A. Personification (5–7 min)
Students find actions (flight, stares, conceals, reveals, carves).
Discuss: What personality does this give the “idea”? (Brave, defiant, vulnerable, conscious.)
Board: Create a collective character profile.
B. The Three-Act Journey (15 min)
Act 1 (Announcement): Focus on pronoun shift from We → I. Why? (Individual consciousness awakening from collective idea.)
Act 2 (Action & Cost):
Clarify “huntress’ light” = Artemis/moonlight = revealing truth.
The “step” = life choices, commitment, love, risk.
“Gully” → “gnawing grief” = consequence, lasting emotional marks.
Act 3 (Fade & Aftermath):
Who is “you”? (Possible: reader, past self, observer.)
Discuss broken “Memory…” lines (fragmentation, loss).
Grammar break in last line: poet breaks rules to show emotion overwhelming syntax.
C. Vocabulary in Context (5 min)
Review definitions.
Students write short answers, then share:
Elusive in time = cannot be held still; life is fleeting.
Gnawing grief = sorrow that eats at you slowly.
Huntress’ light = reveals hidden truths (like moonlight shows what darkness hid).
IV. Synthesis: Writing the Analysis Paragraph (10 minutes)
Students work individually on Part 3, using notes from Part 2.
Teacher provides sentence starters on board if needed:
“The poet claims that human existence is…”; “First, the idea…”; “For example, the image of…”Optional: Ask a confident student to share their paragraph aloud as a model.
V. Creative Response & Reflection (15 minutes)
Students choose Option 1 (Write Your Own “I Am” Metaphor) or Option 2 (Interview the Poet).
Option 1: Encourage bold metaphors (I am a bridge, I am a wound, I am a seed).
Option 2: Partner exchange—answer as the poet.

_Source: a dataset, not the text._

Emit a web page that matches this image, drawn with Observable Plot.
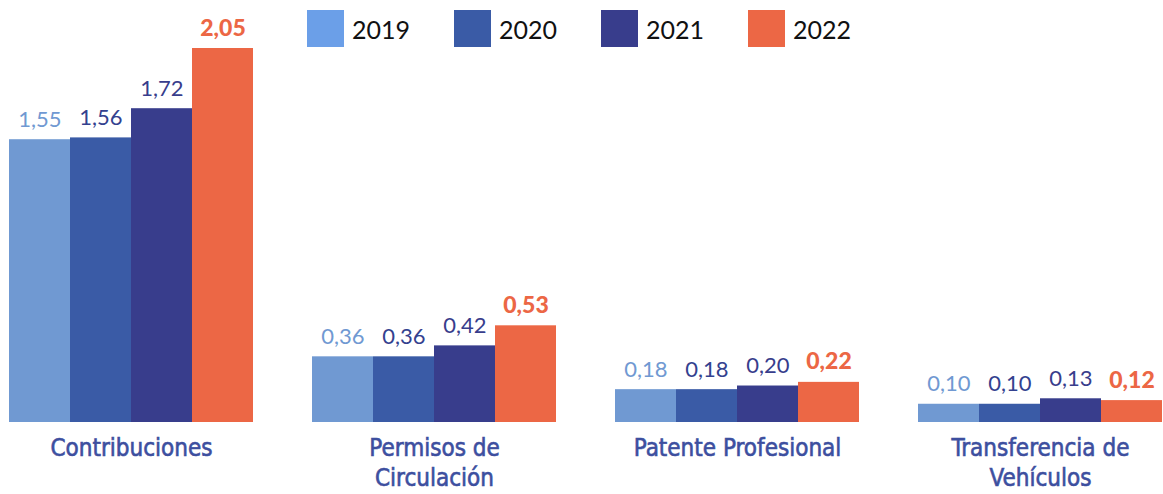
<!DOCTYPE html>
<html>
<head>
<meta charset="utf-8">
<script src="https://cdn.jsdelivr.net/npm/d3@7"></script>
<script src="https://cdn.jsdelivr.net/npm/@observablehq/plot@0.6"></script>
<style>
  html, body { margin: 0; padding: 0; background: #fff; }
  #wrap { position: relative; width: 1163px; height: 494px; }
  #legend { position: absolute; left: 307px; top: 10px; display: flex; font-family: "Lato", "DejaVu Sans", sans-serif; font-size: 25px; color: #111; }
  .item { display: flex; align-items: center; width: 147px; height: 37px; }
  .sw { width: 37px; height: 37px; margin-right: 8px; }
</style>
</head>
<body>
<div id="wrap"><div id="legend"></div></div>
<script>
const categories = ["Contribuciones", "Permisos de Circulación", "Patente Profesional", "Transferencia de Vehículos"];
const categoryLabels = ["Contribuciones", "Permisos de\nCirculación", "Patente Profesional", "Transferencia de\nVehículos"];
const years = ["2019", "2020", "2021", "2022"];
const v2019 = [1.55, 0.36, 0.18, 0.10];
const v2020 = [1.56, 0.36, 0.18, 0.10];
const v2021 = [1.72, 0.42, 0.20, 0.13];
const v2022 = [2.05, 0.53, 0.22, 0.12];
const barColors = ["#7099d2", "#3a5ba6", "#383d8c", "#ec6745"];
const labelColors = ["#7099d2", "#33418f", "#383d8c", "#ec6745"];
const legendColors = ["#6b9fe8", "#3a5ba6", "#383d8c", "#ec6745"];

const series = [v2019, v2020, v2021, v2022];
const data = [];
categories.forEach((c, i) => years.forEach((y, j) => data.push({category: c, year: y, value: series[j][i]})));

const fmt = v => v.toFixed(2).replace(".", ",");
const labelMap = new Map(categories.map((c, i) => [c, categoryLabels[i]]));

const chart = Plot.plot({
  width: 1163,
  height: 494,
  marginTop: 48,
  marginBottom: 72,
  marginLeft: 8,
  marginRight: 0,
  fx: {domain: categories, paddingInner: 0.194, paddingOuter: 0, label: null, axis: null},
  x: {domain: years, padding: 0, axis: null},
  y: {domain: [0, 2.05], axis: null},
  color: {domain: years, range: barColors},
  marks: [
    Plot.barY(data, {fx: "category", x: "year", y: "value", fill: "year"}),
    Plot.text(data.filter(d => d.year !== "2022"), {
      fx: "category", x: "year", y: "value", text: d => fmt(d.value),
      fill: d => labelColors[years.indexOf(d.year)], lineAnchor: "bottom", dy: -13,
      fontSize: 22, fontFamily: "Lato, 'DejaVu Sans', sans-serif"
    }),
    Plot.text(data.filter(d => d.year === "2022"), {
      fx: "category", x: "year", y: "value", text: d => fmt(d.value),
      fill: labelColors[3], lineAnchor: "bottom", dy: -13,
      fontSize: 23, fontWeight: 900, fontFamily: "Lato, 'DejaVu Sans', sans-serif"
    }),
    Plot.axisFx({
      anchor: "bottom", tickSize: 0, tickPadding: 12, label: null,
      tickFormat: c => labelMap.get(c), lineHeight: 1.25,
      fontSize: 24, color: "#3d4f9f", fill: "#3d4f9f",
      fontFamily: "'Liberation Sans Narrow', 'DejaVu Sans Condensed', sans-serif"
    })
  ]
});
chart.style.fontFamily = "'Liberation Sans Narrow', sans-serif";
chart.querySelectorAll("text").forEach(t => {
  if (t.closest("g[aria-label*='fx-axis']")) {
    t.style.stroke = "#3d4f9f";
    t.style.strokeWidth = "0.6px";
  }
});
document.getElementById("wrap").prepend(chart);

const legend = document.getElementById("legend");
years.forEach((y, i) => {
  const it = document.createElement("div");
  it.className = "item";
  const sw = document.createElement("div");
  sw.className = "sw";
  sw.style.background = legendColors[i];
  const tx = document.createElement("span");
  tx.textContent = y;
  it.appendChild(sw);
  it.appendChild(tx);
  legend.appendChild(it);
});
</script>
</body>
</html>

This builds empathy and interpretive thinking.
Reflection (Part 5): Students complete individually—valuable feedback for teacher.
VI. Wrap-Up & Exit Ticket (5 minutes)
Class Discussion Question: “Do you agree with the poet that ‘we are an idea’? Why or why not?”

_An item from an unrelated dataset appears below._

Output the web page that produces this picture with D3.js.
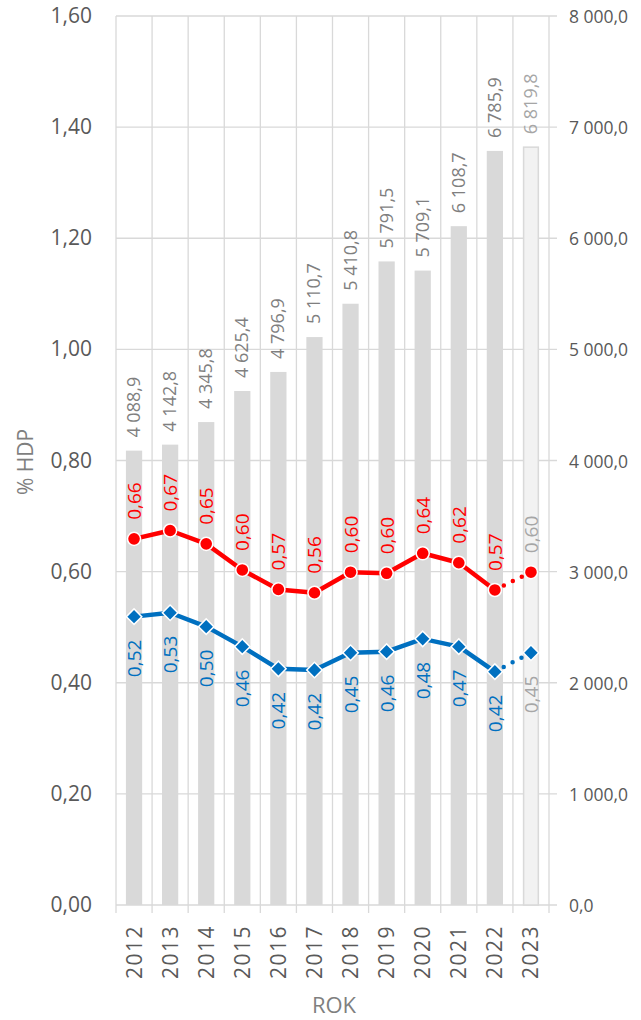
<!DOCTYPE html>
<html>
<head>
<meta charset="utf-8">
<script src="https://cdn.jsdelivr.net/npm/d3@7"></script>
<style>
  body { margin: 0; background: #fff; }
  text { font-family: "Open Sans", sans-serif; }
</style>
</head>
<body>
<div id="graf"></div>
<script>
// Data
const roky = ['2012', '2013', '2014', '2015', '2016', '2017', '2018', '2019', '2020', '2021', '2022', '2023'];
const vydaje = [4088.9, 4142.8, 4345.8, 4625.4, 4796.9, 5110.7, 5410.8, 5791.5, 5709.1, 6108.7, 6785.9, 6819.8];
const cervena = [0.659, 0.674, 0.650, 0.603, 0.568, 0.562, 0.599, 0.597, 0.633, 0.616, 0.567, 0.599];
const cervenaPopisky = ['0,66', '0,67', '0,65', '0,60', '0,57', '0,56', '0,60', '0,60', '0,64', '0,62', '0,57', '0,60'];
const modra = [0.519, 0.526, 0.501, 0.465, 0.425, 0.423, 0.454, 0.456, 0.479, 0.465, 0.420, 0.454];
const modraPopisky = ['0,52', '0,53', '0,50', '0,46', '0,42', '0,42', '0,45', '0,46', '0,48', '0,47', '0,42', '0,45'];
const ticksLevo = [0, 0.2, 0.4, 0.6, 0.8, 1.0, 1.2, 1.4, 1.6];
const ticksPravo = [0, 1000, 2000, 3000, 4000, 5000, 6000, 7000, 8000];

const sirka = 641;
const vyska = 1020;
const okraj = { top: 16, right: 92, bottom: 115, left: 116 };

const svg = d3.select('#graf').append('svg')
  .attr('width', sirka)
  .attr('height', vyska);

const x = d3.scaleBand().domain(roky).range([okraj.left, 549]).paddingInner(0.55).paddingOuter(0.275);
const yL = d3.scaleLinear().domain([0, 1.6]).range([vyska - okraj.bottom, okraj.top]);
const yP = d3.scaleLinear().domain([0, 8000]).range([vyska - okraj.bottom, okraj.top]);
const krok = x.step();
const stred = (i) => x(roky[i]) + x.bandwidth() / 2;
const carka = (v, d) => d3.format(`.${d}f`)(v).replace('.', ',');
const tisice = (v) => {
  const s = d3.format(',.1f')(v).replace(/,/g, ' ');
  return s.replace(/\.(\d)$/, ',$1');
};

const sede = '#d9d9d9';
const y0 = yL(0);

// Mřížka – vodorovné
svg.append('g').selectAll('line').data(ticksLevo).enter().append('line')
  .attr('x1', okraj.left).attr('x2', 557)
  .attr('y1', (d) => yL(d)).attr('y2', (d) => yL(d))
  .attr('stroke', sede).attr('stroke-width', 1.3);

// Mřížka – svislé (hranice kategorií)
const hranice = roky.map((r) => x(r) - (krok - x.bandwidth()) / 2).concat([549]);
svg.append('g').selectAll('line').data(hranice).enter().append('line')
  .attr('x1', (d) => d).attr('x2', (d) => d)
  .attr('y1', okraj.top).attr('y2', y0 + 8)
  .attr('stroke', sede).attr('stroke-width', 1.3);

// Sloupce
svg.append('g').selectAll('rect').data(vydaje).enter().append('rect')
  .attr('x', (d, i) => x(roky[i]) + (i === 11 ? 0.75 : 0))
  .attr('width', (d, i) => x.bandwidth() - (i === 11 ? 1.5 : 0))
  .attr('y', (d) => yP(d))
  .attr('height', (d) => y0 - yP(d))
  .attr('fill', (d, i) => (i === 11 ? '#f2f2f2' : sede))
  .attr('stroke', (d, i) => (i === 11 ? sede : 'none'))
  .attr('stroke-width', 1.5);

// Popisky sloupců
svg.append('g').selectAll('text').data(vydaje).enter().append('text')
  .attr('transform', (d, i) => `translate(${stred(i) + 6},${yP(d) - 13}) rotate(-90)`)
  .attr('font-size', 18)
  .attr('fill', (d, i) => (i === 11 ? '#a6a6a6' : '#7f7f7f'))
  .text((d) => tisice(d));

// Čáry
function kresli(hodnoty, barva, tvar, popisky, nahoru) {
  const g = svg.append('g');
  const linie = d3.line().x((d, i) => stred(i)).y((d) => yL(d));
  g.append('path').datum(hodnoty.slice(0, 11))
    .attr('d', linie)
    .attr('fill', 'none').attr('stroke', barva)
    .attr('stroke-width', 4.5).attr('stroke-linejoin', 'round');
  const posledni = [[stred(10), yL(hodnoty[10])], [stred(11), yL(hodnoty[11])]];
  g.append('path').datum(posledni)
    .attr('d', d3.line())
    .attr('fill', 'none').attr('stroke', barva)
    .attr('stroke-width', 4.5).attr('stroke-linecap', 'round')
    .attr('stroke-dasharray', '0 10');
  const jeKruh = tvar === d3.symbolCircle;
  const sym = d3.symbol().type(tvar).size(jeKruh ? 135 : 120);
  g.selectAll('path.bod').data(hodnoty).enter().append('path')
    .attr('class', 'bod')
    .attr('d', sym)
    .attr('transform', (d, i) => `translate(${stred(i)},${yL(d)})${jeKruh ? '' : ' rotate(45)'}`)
    .attr('fill', barva).attr('stroke', '#fff').attr('stroke-width', 1.5);
  g.selectAll('text').data(hodnoty).enter().append('text')
    .attr('transform', (d, i) => `translate(${stred(i) + 7},${nahoru ? yL(d) - 19 : yL(d) + 23}) rotate(-90)`)
    .attr('text-anchor', nahoru ? 'start' : 'end')
    .attr('font-size', 19)
    .attr('fill', (d, i) => (i === 11 ? '#a6a6a6' : barva))
    .text((d, i) => popisky[i]);
}
kresli(cervena, '#ff0000', d3.symbolCircle, cervenaPopisky, true);
kresli(modra, '#0070c0', d3.symbolSquare, modraPopisky, false);

// Osa vlevo
svg.append('g').selectAll('text').data(ticksLevo).enter().append('text')
  .attr('x', 92).attr('y', (d) => yL(d) + 7)
  .attr('text-anchor', 'end').attr('font-size', 21).attr('fill', '#595959')
  .text((d) => carka(d, 2));

// Osa vpravo
svg.append('g').selectAll('text').data(ticksPravo).enter().append('text')
  .attr('x', 569).attr('y', (d) => yP(d) + 7)
  .attr('font-size', 17.5).attr('fill', '#595959')
  .text((d) => tisice(d));

// Roky
svg.append('g').selectAll('text').data(roky).enter().append('text')
  .attr('transform', (d, i) => `translate(${stred(i) + 7.5},${y0 + 20}) rotate(-90)`)
  .attr('text-anchor', 'end').attr('font-size', 21).attr('fill', '#595959')
  .attr('letter-spacing', 1.5)
  .text((d) => d);

// Názvy os
svg.append('text')
  .attr('transform', `translate(33,462) rotate(-90)`)
  .attr('text-anchor', 'middle').attr('font-size', 21).attr('fill', '#7f7f7f')
  .text('% HDP');

svg.append('text')
  .attr('x', 334).attr('y', 1013)
  .attr('text-anchor', 'middle').attr('font-size', 22).attr('fill', '#7f7f7f')
  .text('ROK');
</script>
</body>
</html>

Exit Ticket: “Write one thing you learned today about how poets use structure to tell an emotional story.”
Collect worksheets or assign completion as homework.
Differentiation & Scaffolding
Support:
Provide a glossary with additional words (phantom, heartfelt, hesitantly).
Pre-highlight key lines in the poem for attention.
Offer a partially completed analysis paragraph frame.
Extension:
Challenge students to find a connection between this poem and a historical figure or modern issue.
Assign a comparison with another poem on identity (e.g., Walt Whitman’s “Song of Myself” excerpt).
Research Artemis in mythology and explain her relevance to the poem’s meaning.
Assessment
Formative: Participation in discussions, quality of close-reading notes (Part 2).
Summative: Completed analysis paragraph (Part 3) and creative response (Part 4).
Rubric Focus: Use of textual evidence, coherence of interpretation, creativity, and personal engagement.
Homework / Follow-Up
Revise your analysis paragraph into a mini-essay (200–250 words).
Find a song or film scene that explores a similar theme (the pain and beauty of existence) and prepare a 2-minute explanation for the next class.
Visit the poet’s website (www.kissamitakis.com) and read another poem. Note one similarity and one difference with “Idea.”
Teacher’s Notes
Key Theme: Identity as a transient, courageous, and painful construct.
Potential Sticking Points:
Abstract nature of “idea.” Use analogies: an idea is like a seed, a flame, a story.
The shift to mythological imagery (huntress). Briefly explain Artemis as a symbol of revealing truth.
The non-standard grammar in the final line—frame it as an artistic choice to convey overwhelming emotion.
Why This Poem Works: It’s short, dense, and richly layered—accessible yet deep, perfect for building analytical confidence.
“Poetry is the art of uniting pleasure with truth.”